=== YOUR TASK ===
Nothing outside the range is to be copied. From the entries below, reproduce exactly the lines starting at the one with "Write a web" and ending at the one with "var colors = ['#0000ff', '#ff0000', '#ffffcc'];", without pictures.

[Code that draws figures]
((
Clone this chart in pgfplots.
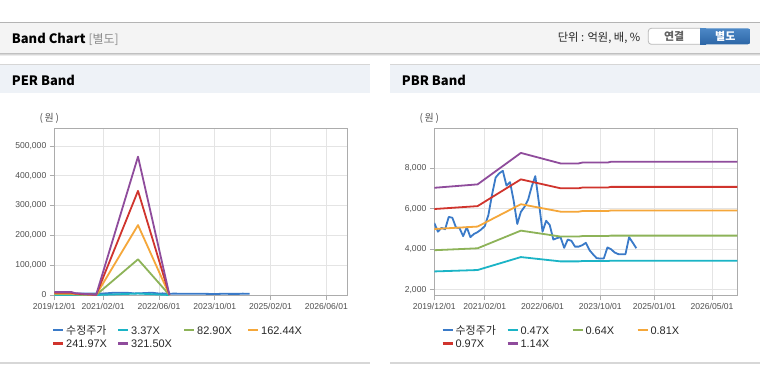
\documentclass[border=0pt]{standalone}
\usepackage{pgfplots}
\pgfplotsset{compat=1.18}
\usepackage{pgfplotstable}
\usepackage{fontspec}
\setmainfont{Liberation Sans}
\newfontfamily\kr{Noto Sans CJK KR}
\definecolor{cBlue}{RGB}{58,122,200}
\definecolor{cTeal}{RGB}{27,180,198}
\definecolor{cGreen}{RGB}{141,179,88}
\definecolor{cOrange}{RGB}{245,167,58}
\definecolor{cRed}{RGB}{208,52,45}
\definecolor{cPurple}{RGB}{143,76,156}
\definecolor{gridc}{RGB}{228,228,228}
\definecolor{axc}{RGB}{172,172,172}
\definecolor{tickc}{RGB}{80,80,80}
\definecolor{hdrbg}{RGB}{244,244,244}
\definecolor{panbg}{RGB}{238,242,247}
\definecolor{btnb}{RGB}{185,185,185}
\definecolor{bluetop}{RGB}{76,136,198}
\definecolor{bluebot}{RGB}{44,102,166}
\definecolor{txt}{RGB}{40,40,40}

% adjusted price (monthly, month 0 = 2019/12)
\pgfplotstableread{
m price
0 5300
1 4870
2 5060
3 4990
4 5600
5 5560
6 5080
7 5040
8 4650
9 5090
10 4600
11 4760
12 4850
13 4980
14 5150
15 5700
16 6700
17 7550
18 7760
19 7880
20 7150
21 7320
22 6400
23 5250
24 5850
25 6100
26 6450
27 7100
28 7620
29 6300
30 4870
31 5410
32 5200
33 4480
34 4550
35 4600
36 4070
37 4480
38 4420
39 4130
40 4130
41 4200
42 4320
43 3960
44 3750
45 3560
46 3540
47 3550
48 4090
49 4000
50 3840
51 3760
52 3750
53 3760
54 4600
55 4330
56 4050
}\price

% PER bands: 3.37X 82.90X 162.44X 241.97X 321.50X
\pgfplotstableread{
m a b c d e
0 101 2487 4873 7259 9645
5 101 2487 4873 7259 9645
6 64 1575 3086 4597 6109
12 7 166 325 484 643
24 4863 119625 234401 349163 463925
33 7 166 325 484 643
}\perband

% PBR bands: 0.47X 0.64X 0.81X 0.97X 1.14X
\pgfplotstableread{
m a b c d e
0 2903 3953 5003 5991 7041
12 2973 4048 5123 6135 7211
24 3614 4922 6229 7459 8767
35 3400 4630 5860 7017 8247
40 3400 4630 5860 7017 8247
41 3417 4653 5889 7052 8288
48 3417 4653 5889 7052 8288
49 3434 4676 5919 7088 8330
84 3434 4676 5919 7088 8330
}\pbrband

\pgfplotsset{
 bandax/.style={
  scale only axis, anchor=south west,
  xmin=0, xmax=84,
  axis line style={draw=axc, line width=0.9bp},
  xmajorgrids, ymajorgrids,
  major grid style={draw=gridc, line width=0.7bp},
  tick style={draw=axc, line width=0.7bp},
  major tick length=4.5bp, tick align=outside,
  tick pos=left,
  ticklabel style={font=\fontsize{8.6}{10}\selectfont, text=tickc},
  /pgf/number format/assume math mode=true,
  scaled y ticks=false,
  every axis plot/.append style={line width=1.8bp, line join=round, no markers},
  yticklabel style={/pgf/number format/.cd, fixed, precision=0, 1000 sep={,}},
 }
}

\newcommand{\lgd}[5]{%
  \draw[#3, line width=2.6bp] (#1,#2) -- ++(10,0);
  \node[anchor=base west, inner sep=0, text=txt, font=#5\fontsize{11}{13}\selectfont] at ({#1+12.7},{#2-4}) {#4};}

\begin{document}
\begin{tikzpicture}[x=1bp,y=1bp]
\path[use as bounding box] (0,0) rectangle (760,364);
\fill[white] (0,0) rectangle (760,364);

% top header bar
\fill[hdrbg] (0,311) rectangle (760,341);
\draw[color={rgb,255:red,180;green,180;blue,180}, line width=1bp] (0,341) -- (760,341);
\draw[color={rgb,255:red,192;green,192;blue,192}, line width=1bp] (0,311) -- (760,311);
\draw[color={rgb,255:red,215;green,215;blue,215}, line width=1bp] (0,310) -- (760,310);
\draw[color={rgb,255:red,236;green,236;blue,236}, line width=1bp] (0,309) -- (760,309);
\node[anchor=base west, inner sep=0, text=black, font=\kr\bfseries\fontsize{13}{15}\selectfont] at (11.7,321) {Band Chart};
\node[anchor=base west, inner sep=0, text={rgb,255:red,140;green,140;blue,140}, font=\kr\fontsize{12}{14}\selectfont] at (88.3,321) {[별도]};
\node[anchor=base east, inner sep=0, text=txt, font=\kr\fontsize{11.3}{13}\selectfont] at (640.5,323) {단위 : 억원, 배, \%};
% buttons
\draw[fill=white, draw=btnb, line width=0.8bp, rounded corners=3bp] (648.3,319.7) rectangle (704,335.7);
\shade[top color=bluetop, bottom color=bluebot, rounded corners=3bp] (700,319.7) rectangle (750.7,335.7);
\shade[top color=bluetop, bottom color=bluebot] (700,319.7) rectangle (706,335.7);
\node[inner sep=0, text={rgb,255:red,100;green,100;blue,100}, font=\kr\bfseries\fontsize{11}{13}\selectfont] at (674.2,327.5) {연결};
\node[inner sep=0, text=white, font=\kr\bfseries\fontsize{11}{13}\selectfont] at (725.3,327.5) {별도};

% panel headers
\fill[panbg] (0,271) rectangle (370,300);
\fill[panbg] (390,271) rectangle (760,300);
\draw[color={rgb,255:red,214;green,214;blue,214}, line width=1bp] (0,300) -- (370,300);
\draw[color={rgb,255:red,214;green,214;blue,214}, line width=1bp] (390,300) -- (760,300);
\node[anchor=base west, inner sep=0, text=black, font=\kr\bfseries\fontsize{13}{15}\selectfont] at (11.7,278.5) {PER Band};
\node[anchor=base west, inner sep=0, text=black, font=\kr\bfseries\fontsize{13}{15}\selectfont] at (401.7,278.5) {PBR Band};
% bottom lines
\draw[color={rgb,255:red,215;green,215;blue,215}, line width=1.5bp] (0,1) -- (370,1);
\draw[color={rgb,255:red,215;green,215;blue,215}, line width=1.5bp] (390,1) -- (760,1);

% unit labels
\node[inner sep=0, text=tickc, font=\kr\fontsize{10}{12}\selectfont] at (49.3,246) {(\,원\,)};
\node[inner sep=0, text=tickc, font=\kr\fontsize{10}{12}\selectfont] at (429.3,246) {(\,원\,)};

% PER Band
\begin{axis}[bandax, at={(54.3bp,69bp)}, width=293bp, height=167bp,
  ymin=0, ymax=560000, ytick={0,100000,200000,300000,400000,500000},
  xtick={0,14,30,46,62,78},
  xticklabels={2019/12/01,2021/02/01,2022/06/01,2023/10/01,2025/02/01,2026/06/01}]
\addplot[cBlue] table[x=m,y=price]{\price};
\addplot[cTeal] table[x=m,y=a]{\perband};
\addplot[cGreen] table[x=m,y=b]{\perband};
\addplot[cOrange] table[x=m,y=c]{\perband};
\addplot[cRed] table[x=m,y=d]{\perband};
\addplot[cPurple] table[x=m,y=e]{\perband};
\end{axis}

% PBR Band
\begin{axis}[bandax, at={(434.3bp,69bp)}, width=303bp, height=167bp,
  ymin=1737, ymax=10000, ytick={2000,4000,6000,8000},
  xtick={0,14,30,46,61,77},
  xticklabels={2019/12/01,2021/02/01,2022/06/01,2023/10/01,2025/01/01,2026/05/01}]
\addplot[cBlue] table[x=m,y=price]{\price};
\addplot[cTeal] table[x=m,y=a]{\pbrband};
\addplot[cGreen] table[x=m,y=b]{\pbrband};
\addplot[cOrange] table[x=m,y=c]{\pbrband};
\addplot[cRed] table[x=m,y=d]{\pbrband};
\addplot[cPurple] table[x=m,y=e]{\pbrband};
\end{axis}

% legends
\lgd{53.3}{34}{cBlue}{수정주가}{\kr}
\lgd{118.3}{34}{cTeal}{3.37X}{}
\lgd{184.3}{34}{cGreen}{82.90X}{}
\lgd{248.3}{34}{cOrange}{162.44X}{}
\lgd{53.3}{20.7}{cRed}{241.97X}{}
\lgd{118.3}{20.7}{cPurple}{321.50X}{}

\lgd{442.7}{34}{cBlue}{수정주가}{\kr}
\lgd{507.7}{34}{cTeal}{0.47X}{}
\lgd{572.7}{34}{cGreen}{0.64X}{}
\lgd{637.7}{34}{cOrange}{0.81X}{}
\lgd{442.7}{20.7}{cRed}{0.97X}{}
\lgd{507.7}{20.7}{cPurple}{1.14X}{}
\end{tikzpicture}
\end{document}
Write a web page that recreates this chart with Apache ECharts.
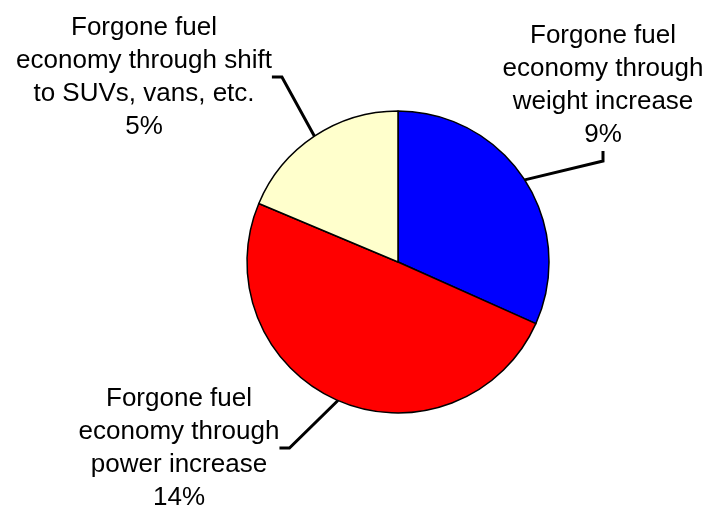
<!DOCTYPE html>
<html>
<head>
<meta charset="utf-8">
<script src="https://cdn.jsdelivr.net/npm/echarts@6/dist/echarts.min.js"></script>
<style>
  html, body { margin: 0; padding: 0; background: #fff; }
  #main { width: 706px; height: 506px; }
</style>
</head>
<body>
<div id="main"></div>
<script>
// data (slice sizes, labels show rounded %)
var names = [
    'Forgone fuel\neconomy through\nweight increase',
    'Forgone fuel\neconomy through\npower increase',
    'Forgone fuel\neconomy through shift\nto SUVs, vans, etc.'
];
var values = [9.0, 14.1, 5.3];
var colors = ['#0000ff', '#ff0000', '#ffffcc'];

// where each label sits (centre of text block)
var labelPos = [[603, 85], [179, 448], [144, 77]];

var myChart = echarts.init(document.getElementById('main'));

var option = {
    animation: false,
    backgroundColor: '#fff',
    series: [{
        type: 'pie',
        center: [398, 262],
        radius: 151,
        startAngle: 90,
        clockwise: true,
        data: values.map(function (v, i) {
            return { name: names[i], value: v, itemStyle: { color: colors[i] } };
        }),
        itemStyle: {
            borderColor: '#000',
            borderWidth: 1.5
        },
        label: {
            show: true,
            position: 'outside',
            formatter: function (p) { return p.name + '\n' + Math.round(p.value) + '%'; },
            color: '#000',
            fontFamily: 'Liberation Sans, Arial, sans-serif',
            fontSize: 26,
            lineHeight: 33,
            align: 'center',
            overflow: 'none'
        },
        labelLine: {
            show: true,
            length: 20,
            length2: 10,
            lineStyle: { color: '#000', width: 3 }
        },
        labelLayout: function (params) {
            var p = labelPos[params.dataIndex];
            return { x: p[0], y: p[1], align: 'center', verticalAlign: 'middle' };
        },
        emphasis: { disabled: true }
    }]
};
myChart.setOption(option);
</script>
</body>
</html>
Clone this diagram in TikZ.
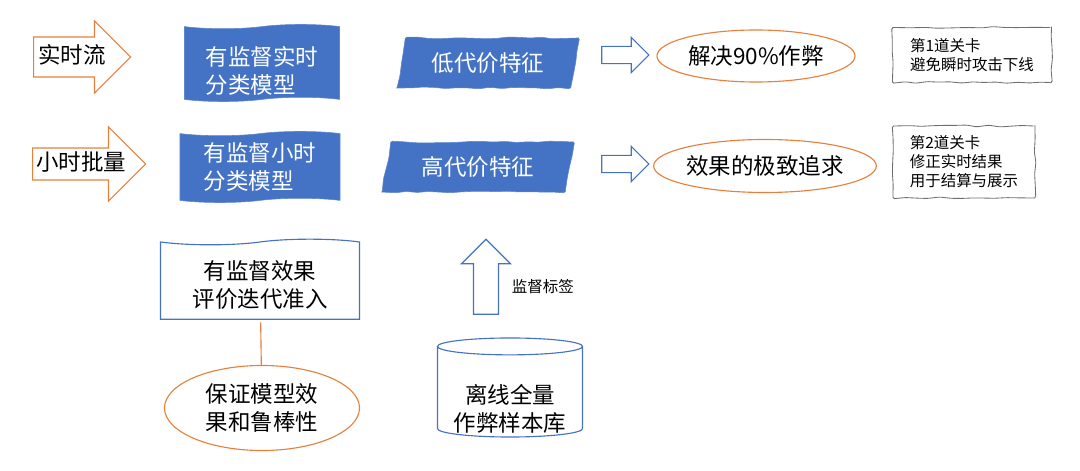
))
=== OUTPUT BELOW ===
Write a web page that recreates this chart with Apache ECharts.
<!DOCTYPE html>
<html>
<head>
<meta charset="utf-8">
<script src="https://cdn.jsdelivr.net/npm/echarts@6/dist/echarts.min.js"></script>
<style>
  html, body { margin: 0; padding: 0; background: #fff; }
  #main { width: 706px; height: 506px; }
</style>
</head>
<body>
<div id="main"></div>
<script>
// data (slice sizes, labels show rounded %)
var names = [
    'Forgone fuel\neconomy through\nweight increase',
    'Forgone fuel\neconomy through\npower increase',
    'Forgone fuel\neconomy through shift\nto SUVs, vans, etc.'
];
var values = [9.0, 14.1, 5.3];
var colors = ['#0000ff', '#ff0000', '#ffffcc'];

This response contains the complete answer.